--- Start of Data provided ---

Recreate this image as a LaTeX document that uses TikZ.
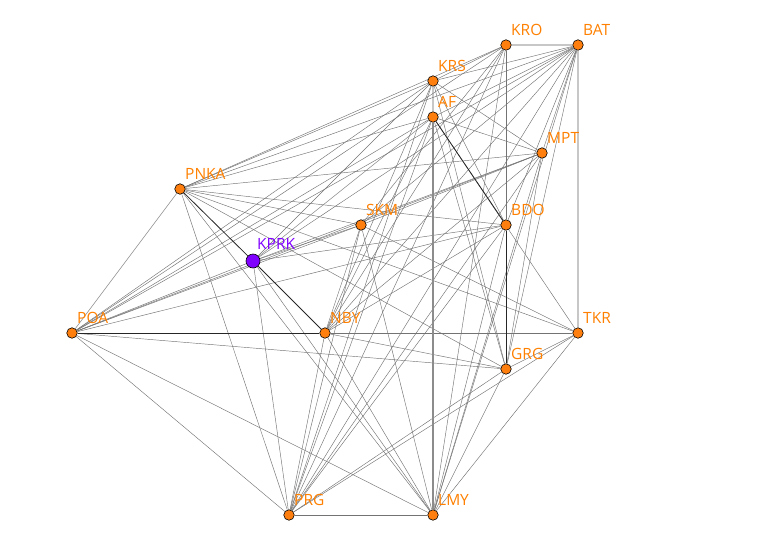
\documentclass[tikz,border=0pt]{standalone}
\usepackage{fontspec}
\setmainfont{Open Sans}
\usetikzlibrary{calc,backgrounds}
\definecolor{nodeor}{HTML}{FF7F0E}
\definecolor{labor}{HTML}{FF8000}
\definecolor{purp}{HTML}{7F00FF}
\tikzset{
  vert/.style={circle,draw=black,line width=0.6pt,fill=nodeor,minimum size=10.5pt,inner sep=0pt},
  vertp/.style={circle,draw=black,line width=0.6pt,fill=purp,minimum size=14pt,inner sep=0pt},
  lab/.style={anchor=base west,inner sep=0pt,text=labor,font=\fontsize{15.5}{15.5}\selectfont},
  labp/.style={lab,text=purp},
  ed/.style={draw=black!55,line width=0.45pt},
  edd/.style={draw=black!85,line width=0.8pt},
  edl/.style={draw=black!22,line width=1.4pt},
  edm/.style={draw=black!45,line width=1.3pt},
}
\begin{document}
\begin{tikzpicture}[x=1pt,y=-1pt]
\useasboundingbox (0,0) rectangle (781,546);
\foreach \n/\x/\y in {KRO/506/45,BAT/578/45,KRS/433/81,AF/433/117,MPT/542/153,PNKA/180/189,SKM/361/225,BDO/506/225,POA/72/333,NBY/325/333,TKR/578/333,GRG/506/369,PRG/289/515,LMY/433/515}{
  \node[vert] (\n) at (\x,\y) {};
  \node[lab] (l\n) at ($(\n.center)+(5,-10)$) {\n};
}
\node[vertp] (KPRK) at (253,261) {};
\node[labp] (lKPRK) at ($(KPRK.center)+(4,-12)$) {KPRK};
\begin{scope}[on background layer]
\foreach \a/\b in {KRO/BAT,BAT/TKR,KRS/AF}{\draw[edl] (\a)--(\b);}
\foreach \a/\b in {PRG/LMY,KRO/BDO,NBY/TKR,PNKA/TKR,AF/TKR,TKR/LMY,TKR/PRG,TKR/GRG,
 POA/PNKA,POA/KRS,POA/AF,POA/KRO,POA/BAT,POA/SKM,POA/KPRK,POA/MPT,POA/BDO,POA/GRG,POA/PRG,POA/LMY,
 PNKA/KRS,PNKA/AF,PNKA/KRO,PNKA/BAT,PNKA/MPT,PNKA/SKM,PNKA/BDO,PNKA/PRG,PNKA/LMY,PNKA/GRG,
 KRO/KRS,KRO/SKM,KRO/NBY,KRO/PRG,KRO/LMY,
 BAT/KRS,BAT/AF,BAT/SKM,BAT/KPRK,BAT/MPT,BAT/BDO,BAT/NBY,BAT/GRG,BAT/PRG,BAT/LMY,
 KRS/KPRK,KRS/MPT,KRS/NBY,KRS/PRG,KRS/GRG,KRS/BDO,
 AF/MPT,AF/KPRK,AF/NBY,AF/PRG,AF/GRG,
 MPT/SKM,MPT/KPRK,MPT/NBY,MPT/PRG,MPT/LMY,MPT/GRG,
 BDO/KPRK,BDO/NBY,BDO/PRG,BDO/LMY,
 SKM/NBY,SKM/PRG,SKM/LMY,SKM/TKR,SKM/KPRK,
 NBY/GRG,NBY/PRG,NBY/LMY,GRG/PRG,GRG/LMY,KPRK/PRG,KPRK/LMY}{\draw[ed] (\a)--(\b);}
\foreach \a/\b in {PNKA/KPRK,KPRK/NBY,POA/NBY,AF/BDO,BDO/GRG}{\draw[edd] (\a)--(\b);}
\draw[edm] (AF)--(LMY);
\end{scope}
\end{tikzpicture}
\end{document}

--- End of Data provided ---

• To be done
Repeat all the data as it stands, dropping any images it holds.

• Exercise answer
Recreate this image as a LaTeX document that uses TikZ.
\documentclass[tikz,border=0pt]{standalone}
\usepackage{fontspec}
\setmainfont{Open Sans}
\usetikzlibrary{calc,backgrounds}
\definecolor{nodeor}{HTML}{FF7F0E}
\definecolor{labor}{HTML}{FF8000}
\definecolor{purp}{HTML}{7F00FF}
\tikzset{
  vert/.style={circle,draw=black,line width=0.6pt,fill=nodeor,minimum size=10.5pt,inner sep=0pt},
  vertp/.style={circle,draw=black,line width=0.6pt,fill=purp,minimum size=14pt,inner sep=0pt},
  lab/.style={anchor=base west,inner sep=0pt,text=labor,font=\fontsize{15.5}{15.5}\selectfont},
  labp/.style={lab,text=purp},
  ed/.style={draw=black!55,line width=0.45pt},
  edd/.style={draw=black!85,line width=0.8pt},
  edl/.style={draw=black!22,line width=1.4pt},
  edm/.style={draw=black!45,line width=1.3pt},
}
\begin{document}
\begin{tikzpicture}[x=1pt,y=-1pt]
\useasboundingbox (0,0) rectangle (781,546);
\foreach \n/\x/\y in {KRO/506/45,BAT/578/45,KRS/433/81,AF/433/117,MPT/542/153,PNKA/180/189,SKM/361/225,BDO/506/225,POA/72/333,NBY/325/333,TKR/578/333,GRG/506/369,PRG/289/515,LMY/433/515}{
  \node[vert] (\n) at (\x,\y) {};
  \node[lab] (l\n) at ($(\n.center)+(5,-10)$) {\n};
}
\node[vertp] (KPRK) at (253,261) {};
\node[labp] (lKPRK) at ($(KPRK.center)+(4,-12)$) {KPRK};
\begin{scope}[on background layer]
\foreach \a/\b in {KRO/BAT,BAT/TKR,KRS/AF}{\draw[edl] (\a)--(\b);}
\foreach \a/\b in {PRG/LMY,KRO/BDO,NBY/TKR,PNKA/TKR,AF/TKR,TKR/LMY,TKR/PRG,TKR/GRG,
 POA/PNKA,POA/KRS,POA/AF,POA/KRO,POA/BAT,POA/SKM,POA/KPRK,POA/MPT,POA/BDO,POA/GRG,POA/PRG,POA/LMY,
 PNKA/KRS,PNKA/AF,PNKA/KRO,PNKA/BAT,PNKA/MPT,PNKA/SKM,PNKA/BDO,PNKA/PRG,PNKA/LMY,PNKA/GRG,
 KRO/KRS,KRO/SKM,KRO/NBY,KRO/PRG,KRO/LMY,
 BAT/KRS,BAT/AF,BAT/SKM,BAT/KPRK,BAT/MPT,BAT/BDO,BAT/NBY,BAT/GRG,BAT/PRG,BAT/LMY,
 KRS/KPRK,KRS/MPT,KRS/NBY,KRS/PRG,KRS/GRG,KRS/BDO,
 AF/MPT,AF/KPRK,AF/NBY,AF/PRG,AF/GRG,
 MPT/SKM,MPT/KPRK,MPT/NBY,MPT/PRG,MPT/LMY,MPT/GRG,
 BDO/KPRK,BDO/NBY,BDO/PRG,BDO/LMY,
 SKM/NBY,SKM/PRG,SKM/LMY,SKM/TKR,SKM/KPRK,
 NBY/GRG,NBY/PRG,NBY/LMY,GRG/PRG,GRG/LMY,KPRK/PRG,KPRK/LMY}{\draw[ed] (\a)--(\b);}
\foreach \a/\b in {PNKA/KPRK,KPRK/NBY,POA/NBY,AF/BDO,BDO/GRG}{\draw[edd] (\a)--(\b);}
\draw[edm] (AF)--(LMY);
\end{scope}
\end{tikzpicture}
\end{document}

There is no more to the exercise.